祐一が返答に悩んでいるともう一通続けて桃花からメールが来た。


『移植ってリスクもあるんだ。確率は低くても拒絶反応とか感染症とか・・・ なんて、あまり暗い話をしてもしょうがないから、入院のことは触れないでね。そうそうAV出て毎日後悔していたけど、最近になってちょっとだけ良かったとも思っているんだよ。私にもしものことがあっても作品は半永久的に残るじゃん。日本中の多くの男性の記憶に私が存在し続けられるんだよ。最後だからユウくんにも私の作品見てほしいな。見てくれる?』


少しの葛藤があった。

作品を見なくても桃花のことは忘れないとかっこつけたい想い。

単純な好奇心。

見ることで感情移入が強くなることの恐怖。

一瞬のうちにそれらの考えが同時に襲ってきた。でももっと大きな決断がそれらを打ち破った。


『桃花さんの作品見たい。桃花さんの全てを知っておきたいから』


『ありがとう。ネットで桃野風花と検索すれば見つかるよ。感想聞きたいけど、恥ずかしいからいらない。それでね、入院にあたってたくさん準備したりすることがあるから、もうメールできなくなっちゃった。本当は手術が成功したらまたメールしたいところだけど、そうじゃない場合はメールできないわけじゃん。そんな悲しい思いをユウくんにさせたくないし。それでね、一方的で悪いんだけどこれで最後にするね。ユウくん寂しい? これからは私の作品を見て楽しんでね。じゃあね』


数えきれないほどのメル友が出来た。

そのほとんどが一方的に嫌われたり、音信不通になった。

今回の桃花も突然終わりを告げられた。

ただ今までのものとは違って、悪い気はしなかった。


祐一は早速パソコンで桃野風花を検索してみた。

無数の検索結果が出る。あらためて彼女の凄さが理解できた。

以前自分の名前を検索してみたことがあったが、数件しかヒットせず、全部が同姓同名の別人のものであった。

桃野風花動画とタイトルにあったものをクリックした。

裸の女性が誘惑するようなたくさんの広告が登場し、画面を下げていくと彼女の動画が貼り付けられていた。

再生ボタンを押す動作に胸の高鳴りを感じる。

ラブレターの返事を貰ったときのような、緊張と興奮が入り混じったものだ。


数秒の後、画面いっぱいに女性が写った。

ベッドの上に座ってカメラ目線でインタビューに答えている。

肩の下付近まである長い髪は下の方にウエーブがかかっており、輪郭が髪に隠れてより細く感じる。

派手な姿を想像していたが、その想像とはかけ離れた普通の女の子だ。

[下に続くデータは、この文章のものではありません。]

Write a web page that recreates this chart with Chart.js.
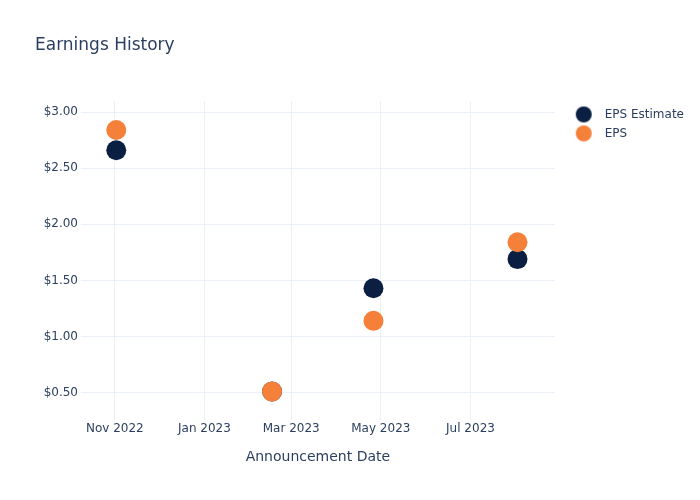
<!DOCTYPE html>
<html><head><meta charset="utf-8">
<script src="https://cdn.jsdelivr.net/npm/chart.js@4/dist/chart.umd.min.js"></script>
<style>html,body{margin:0;padding:0;background:#fff}#wrap{width:700px;height:500px}</style>
</head><body><div id="wrap"><canvas id="c" width="700" height="500"></canvas></div>
<script>
// ---- data ----
const announcementDates = ['2022-11-02', '2023-02-16', '2023-04-26', '2023-08-02'];
const epsEstimate = [2.66, 0.51, 1.43, 1.69];
const epsActual = [2.84, 0.51, 1.14, 1.84];
const seriesNames = ['EPS Estimate', 'EPS'];
const xTickDates = ['2022-11-01', '2023-01-01', '2023-03-01', '2023-05-01', '2023-07-01'];
const xTickLabels = ['Nov 2022', 'Jan 2023', 'Mar 2023', 'May 2023', 'Jul 2023'];
const yTickValues = [0.5, 1.0, 1.5, 2.0, 2.5, 3.0];
const yTickLabels = ['$0.50', '$1.00', '$1.50', '$2.00', '$2.50', '$3.00'];
const xRange = ['2022-10-09T00:00:00', '2023-08-27T08:00:00'];
const yRange = [0.258, 3.095];

// ---- style ----
const TEXT = '#2a3f5f';
const GRID = '#ebf0f8';
const C_EST = '#0b1f42';
const C_EPS = '#f5803a';

Chart.defaults.font.family = "'DejaVu Sans', sans-serif";
Chart.defaults.color = TEXT;

const toMs = d => Date.parse(d.includes('T') ? d + 'Z' : d + 'T00:00:00Z');
const xTickValues = xTickDates.map(toMs);

function swatch(color) {
  const c = document.createElement('canvas');
  c.width = 37; c.height = 18;
  const g = c.getContext('2d');
  g.fillStyle = color;
  g.beginPath(); g.arc(22, 9, 8, 0, Math.PI * 2); g.fill();
  return c;
}
const swatches = [swatch(C_EST), swatch(C_EPS)];

const chart = new Chart(document.getElementById('c'), {
  type: 'scatter',
  data: {
    datasets: [
      {
        label: seriesNames[0],
        data: announcementDates.map((d, i) => ({x: toMs(d), y: epsEstimate[i]})),
        backgroundColor: C_EST, borderColor: C_EST, borderWidth: 0,
        pointRadius: 10, pointHoverRadius: 10, order: 1
      },
      {
        label: seriesNames[1],
        data: announcementDates.map((d, i) => ({x: toMs(d), y: epsActual[i]})),
        backgroundColor: C_EPS, borderColor: C_EPS, borderWidth: 0,
        pointRadius: 10, pointHoverRadius: 10, order: 0
      }
    ]
  },
  options: {
    responsive: false,
    animation: false,
    devicePixelRatio: 1,
    layout: {padding: {left: 35, right: 6, top: 0, bottom: 29}},
    plugins: {
      tooltip: {enabled: false},
      title: {
        display: true, text: 'Earnings History', align: 'start',
        color: TEXT, font: {size: 17, weight: 'normal'},
        padding: {top: 35, bottom: 46}
      },
      legend: {
        display: true, position: 'right', align: 'start', fullSize: false,
        labels: {
          usePointStyle: true, pointStyleWidth: 37, padding: 7,
          color: TEXT, font: {size: 12},
          sort: (a, b) => a.datasetIndex - b.datasetIndex,
          generateLabels: (ch) => {
            const items = Chart.defaults.plugins.legend.labels.generateLabels(ch);
            items.forEach(it => { it.pointStyle = swatches[it.datasetIndex]; });
            return items;
          }
        }
      }
    },
    scales: {
      x: {
        type: 'linear',
        min: toMs(xRange[0]), max: toMs(xRange[1]),
        afterBuildTicks: s => { s.ticks = xTickValues.map(v => ({value: v})); },
        ticks: {
          autoSkip: false, maxRotation: 0, padding: 2, color: TEXT, font: {size: 12},
          callback: v => { const i = xTickValues.indexOf(v); return i >= 0 ? xTickLabels[i] : ''; }
        },
        grid: {color: GRID, drawTicks: false, lineWidth: 1},
        border: {display: false},
        title: {display: true, text: 'Announcement Date', color: TEXT, font: {size: 14}, padding: {top: 11, bottom: 5}}
      },
      y: {
        type: 'linear',
        min: yRange[0], max: yRange[1],
        afterBuildTicks: s => { s.ticks = yTickValues.map(v => ({value: v})); },
        afterFit: s => { s.width = 46; },
        ticks: {
          padding: 3, color: TEXT, font: {size: 12},
          callback: v => { const i = yTickValues.indexOf(v); return i >= 0 ? yTickLabels[i] : ''; }
        },
        grid: {color: GRID, drawTicks: false, lineWidth: 1},
        border: {display: false}
      }
    }
  }
});
</script></body></html>
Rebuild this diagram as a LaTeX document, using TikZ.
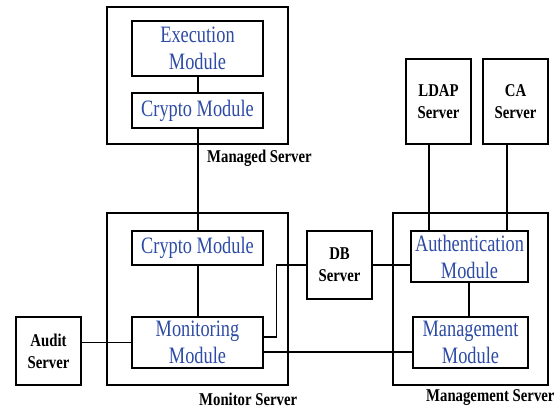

切れ長の目の上にちょっと濃いアイシャドーを塗っている。

「わたし大きくなったら保母さんになりたかったんだ」

画面の中で多少硬直した様子で答えている女性。

間違いない、彼女が桃花だ。

普段であれば飛ばしてしまう冒頭シーンを、少しも見逃すまいと食い入るように見つめた。

どちらかといえば行為に入る前の会話のシーンだけを見ていたいくらいだ。


動画は二十分程あった。

最後息を乱している桃花のアップで映像は終わった。

もちろん営業スマイルであろうが、仕事をやりきった後の満足感あふれる自然な笑顔にも思えた。

頑張ったねと心の中で応援した。